- [Given information]:
-----

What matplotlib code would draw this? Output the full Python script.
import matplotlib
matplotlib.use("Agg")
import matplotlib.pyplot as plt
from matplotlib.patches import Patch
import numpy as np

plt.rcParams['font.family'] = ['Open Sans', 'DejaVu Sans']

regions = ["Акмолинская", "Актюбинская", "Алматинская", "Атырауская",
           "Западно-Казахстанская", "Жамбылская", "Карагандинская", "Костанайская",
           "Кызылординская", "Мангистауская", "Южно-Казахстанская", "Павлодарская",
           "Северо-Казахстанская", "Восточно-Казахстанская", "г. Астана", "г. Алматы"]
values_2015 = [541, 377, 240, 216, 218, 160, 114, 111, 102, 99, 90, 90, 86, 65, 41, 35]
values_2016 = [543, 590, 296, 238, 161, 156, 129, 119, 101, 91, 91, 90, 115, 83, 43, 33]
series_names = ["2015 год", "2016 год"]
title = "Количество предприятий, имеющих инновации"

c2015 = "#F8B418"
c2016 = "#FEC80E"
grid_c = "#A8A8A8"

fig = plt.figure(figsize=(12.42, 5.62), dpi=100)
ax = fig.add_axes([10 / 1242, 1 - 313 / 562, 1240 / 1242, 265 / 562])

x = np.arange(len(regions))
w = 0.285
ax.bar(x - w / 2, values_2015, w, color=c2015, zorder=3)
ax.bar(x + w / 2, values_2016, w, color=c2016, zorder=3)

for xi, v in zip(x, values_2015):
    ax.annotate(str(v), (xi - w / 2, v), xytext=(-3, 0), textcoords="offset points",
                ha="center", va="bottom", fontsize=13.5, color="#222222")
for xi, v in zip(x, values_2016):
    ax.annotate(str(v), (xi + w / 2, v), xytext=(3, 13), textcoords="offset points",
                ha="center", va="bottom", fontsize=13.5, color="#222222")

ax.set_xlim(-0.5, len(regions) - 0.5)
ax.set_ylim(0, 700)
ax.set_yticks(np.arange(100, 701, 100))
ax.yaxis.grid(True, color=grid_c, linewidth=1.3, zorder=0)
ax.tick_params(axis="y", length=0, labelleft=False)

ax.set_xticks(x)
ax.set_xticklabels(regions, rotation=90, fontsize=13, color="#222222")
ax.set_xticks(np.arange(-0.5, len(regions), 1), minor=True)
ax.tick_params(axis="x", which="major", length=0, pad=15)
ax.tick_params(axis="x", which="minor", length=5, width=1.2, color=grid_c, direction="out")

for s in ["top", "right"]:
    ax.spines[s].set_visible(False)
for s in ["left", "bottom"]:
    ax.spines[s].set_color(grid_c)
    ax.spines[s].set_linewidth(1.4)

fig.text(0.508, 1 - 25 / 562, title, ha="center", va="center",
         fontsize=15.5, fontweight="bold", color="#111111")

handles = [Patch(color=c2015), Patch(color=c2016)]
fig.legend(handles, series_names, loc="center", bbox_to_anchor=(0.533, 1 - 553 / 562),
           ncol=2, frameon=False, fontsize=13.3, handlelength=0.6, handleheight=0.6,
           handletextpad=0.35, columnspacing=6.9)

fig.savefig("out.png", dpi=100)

-----

- [What is needed]: Scan the lines above for "matplotlib", then copy every one that has it.

- [The response]:
What matplotlib code would draw this? Output the full Python script.
import matplotlib
matplotlib.use("Agg")
import matplotlib.pyplot as plt
from matplotlib.patches import Patch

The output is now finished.